**Data extract**
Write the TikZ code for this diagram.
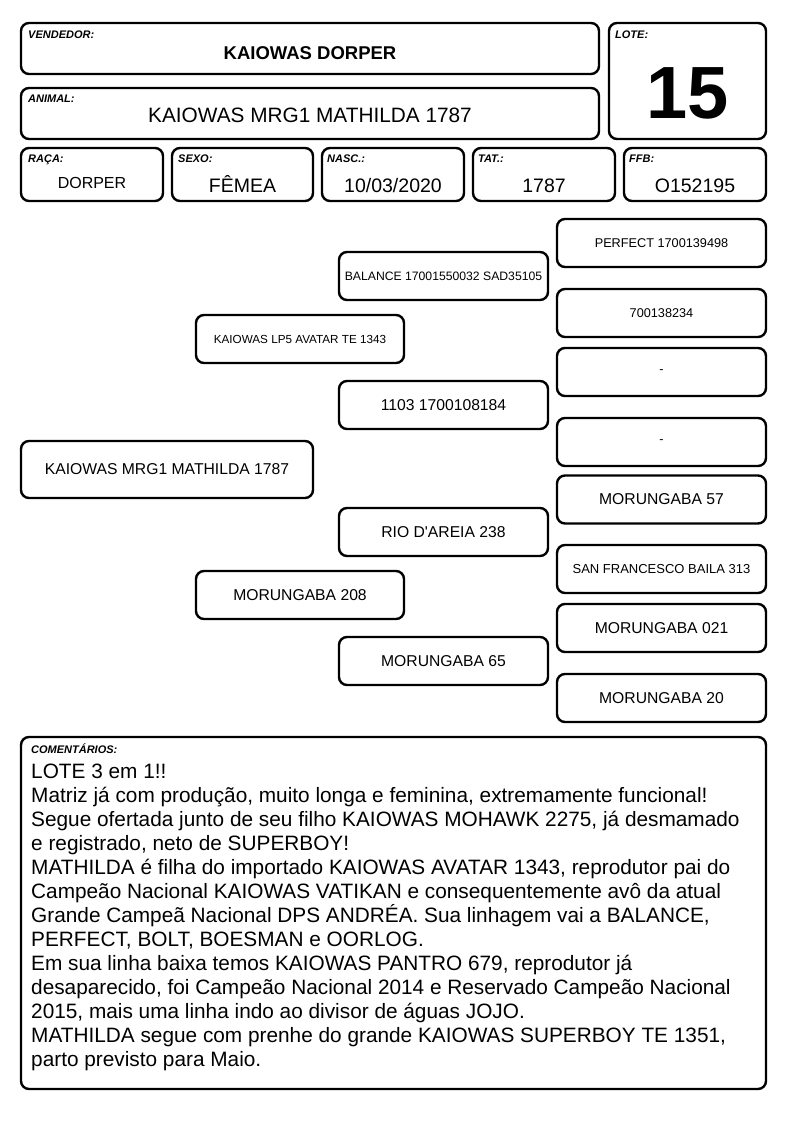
\documentclass[tikz,border=0pt]{standalone}
\usepackage{fontspec}
\setmainfont{Liberation Sans}

\begin{document}
\begin{tikzpicture}[x = 1pt, y = -1pt,
  box/.style = {draw, line width = 2.4pt, rounded corners = 8pt, inner sep = 0pt, outer sep = 0pt, align = center},
  tag/.style = {anchor = base west, inner sep = 0pt, font = \fontsize{11}{12}\selectfont\bfseries\itshape},
  val/.style = {anchor = base, inner sep = 0pt, font = \fontsize{19.5}{22}\selectfont},
  cell/.style = {box, minimum width = 142pt, minimum height = 53pt},
  ped/.style = {box, minimum width = 209pt, minimum height = 48pt, font = \fontsize{15.7}{18}\selectfont}]
\useasboundingbox (0,0) rectangle (794,1123);

\node[box, minimum width = 578pt, minimum height = 51pt] (vendedor) at (310,48.5) {};
\node[tag] (vendedortag) at ([shift={(7,16)}]vendedor.north west) {VENDEDOR:};
\node[anchor = base, inner sep = 0pt, font = \fontsize{18.5}{22}\selectfont\bfseries] (vendedorval) at (310,60) {KAIOWAS DORPER};

\node[box, minimum width = 578pt, minimum height = 51pt] (animal) at (310,113.5) {};
\node[tag] (animaltag) at ([shift={(7,15)}]animal.north west) {ANIMAL:};
\node[anchor = base, inner sep = 0pt, font = \fontsize{20.8}{24}\selectfont] (animalval) at (310,123) {KAIOWAS MRG1 MATHILDA 1787};

\node[box, minimum width = 157pt, minimum height = 116pt] (lote) at (687.5,81) {};
\node[tag] (lotetag) at ([shift={(6,16)}]lote.north west) {LOTE:};
\node[anchor = base, inner sep = 0pt, font = \fontsize{74}{80}\selectfont\bfseries] (loteval) at (688,119) {15};

\node[cell] (raca) at (92,174.5) {};
\node[tag] (racatag) at ([shift={(7,15)}]raca.north west) {RAÇA:};
\node[val, font = \fontsize{16}{19}\selectfont] (racaval) at (92,189) {DORPER};
\node[cell, minimum width = 141pt] (sexo) at (242.5,174.5) {};
\node[tag] (sexotag) at ([shift={(6,15)}]sexo.north west) {SEXO:};
\node[val] (sexoval) at (242.5,193) {FÊMEA};
\node[cell] (nasc) at (393,174.5) {};
\node[tag] (nasctag) at ([shift={(5,15)}]nasc.north west) {NASC.:};
\node[val] (nascval) at (393,193) {10/03/2020};
\node[cell] (tat) at (544,174.5) {};
\node[tag] (tattag) at ([shift={(5,15)}]tat.north west) {TAT.:};
\node[val] (tatval) at (544,193) {1787};
\node[cell] (ffb) at (695,174.5) {};
\node[tag] (ffbtag) at ([shift={(5,15)}]ffb.north west) {FFB:};
\node[val] (ffbval) at (695,193) {O152195};

\node[ped, minimum width = 292pt, minimum height = 57pt] (1) at (167,469.5) {KAIOWAS MRG1 MATHILDA 1787};
\node[ped, minimum width = 208pt, font = \fontsize{11.7}{14}\selectfont] (2) at (300,339) {KAIOWAS LP5 AVATAR TE 1343};
\node[ped, minimum width = 208pt] (3) at (300,595) {MORUNGABA 208};
\node[ped, font = \fontsize{12.2}{14}\selectfont] (4) at (443.5,276) {BALANCE 17001550032 SAD35105};
\node[ped] (5) at (443.5,405) {1103 1700108184};
\node[ped] (6) at (443.5,532) {RIO D\textquotesingle AREIA 238};
\node[ped] (7) at (443.5,661) {MORUNGABA 65};
\node[ped, font = \fontsize{12.7}{15}\selectfont] (8) at (661.5,243) {PERFECT 1700139498};
\node[ped, font = \fontsize{12.7}{15}\selectfont] (9) at (661.5,313) {700138234};
\node[ped, font = \fontsize{12.7}{15}\selectfont] (10) at (661.5,372) {-};
\node[ped, font = \fontsize{12.7}{15}\selectfont] (11) at (661.5,442) {-};
\node[ped] (12) at (661.5,499.5) {MORUNGABA 57};
\node[ped, font = \fontsize{13}{15}\selectfont] (13) at (661.5,569) {SAN FRANCESCO BAILA 313};
\node[ped] (14) at (661.5,628) {MORUNGABA 021};
\node[ped] (15) at (661.5,698) {MORUNGABA 20};

\node[box, minimum width = 745pt, minimum height = 352pt] (comentarios) at (393.5,913) {};
\node[tag] (comentariostag) at ([shift={(10,16)}]comentarios.north west) {COMENTÁRIOS:};
\node[anchor = base west, inner sep = 0pt] (comentariostext) at ([shift={(10,41)}]comentarios.north west)
  {\parbox[t]{740pt}{\fontsize{20.8}{24}\selectfont\raggedright
  LOTE 3 em 1!!\\
  Matriz já com produção, muito longa e feminina, extremamente funcional!\\
  Segue ofertada junto de seu filho KAIOWAS MOHAWK 2275, já desmamado\\
  e registrado, neto de SUPERBOY!\\
  MATHILDA é filha do importado KAIOWAS AVATAR 1343, reprodutor pai do\\
  Campeão Nacional KAIOWAS VATIKAN e consequentemente avô da atual\\
  Grande Campeã Nacional DPS ANDRÉA. Sua linhagem vai a BALANCE,\\
  PERFECT, BOLT, BOESMAN e OORLOG.\\
  Em sua linha baixa temos KAIOWAS PANTRO 679, reprodutor já\\
  desaparecido, foi Campeão Nacional 2014 e Reservado Campeão Nacional\\
  2015, mais uma linha indo ao divisor de águas JOJO.\\
  MATHILDA segue com prenhe do grande KAIOWAS SUPERBOY TE 1351,\\
  parto previsto para Maio.}};
\end{tikzpicture}
\end{document}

**Your goal**
Copy exactly the lines running from the beginning of the listing through the line that has "(animalval) at (310,123)". Drop the pictures.

**Response for this exercise**
Write the TikZ code for this diagram.
\documentclass[tikz,border=0pt]{standalone}
\usepackage{fontspec}
\setmainfont{Liberation Sans}

\begin{document}
\begin{tikzpicture}[x = 1pt, y = -1pt,
  box/.style = {draw, line width = 2.4pt, rounded corners = 8pt, inner sep = 0pt, outer sep = 0pt, align = center},
  tag/.style = {anchor = base west, inner sep = 0pt, font = \fontsize{11}{12}\selectfont\bfseries\itshape},
  val/.style = {anchor = base, inner sep = 0pt, font = \fontsize{19.5}{22}\selectfont},
  cell/.style = {box, minimum width = 142pt, minimum height = 53pt},
  ped/.style = {box, minimum width = 209pt, minimum height = 48pt, font = \fontsize{15.7}{18}\selectfont}]
\useasboundingbox (0,0) rectangle (794,1123);

\node[box, minimum width = 578pt, minimum height = 51pt] (vendedor) at (310,48.5) {};
\node[tag] (vendedortag) at ([shift={(7,16)}]vendedor.north west) {VENDEDOR:};
\node[anchor = base, inner sep = 0pt, font = \fontsize{18.5}{22}\selectfont\bfseries] (vendedorval) at (310,60) {KAIOWAS DORPER};

\node[box, minimum width = 578pt, minimum height = 51pt] (animal) at (310,113.5) {};
\node[tag] (animaltag) at ([shift={(7,15)}]animal.north west) {ANIMAL:};
\node[anchor = base, inner sep = 0pt, font = \fontsize{20.8}{24}\selectfont] (animalval) at (310,123) {KAIOWAS MRG1 MATHILDA 1787};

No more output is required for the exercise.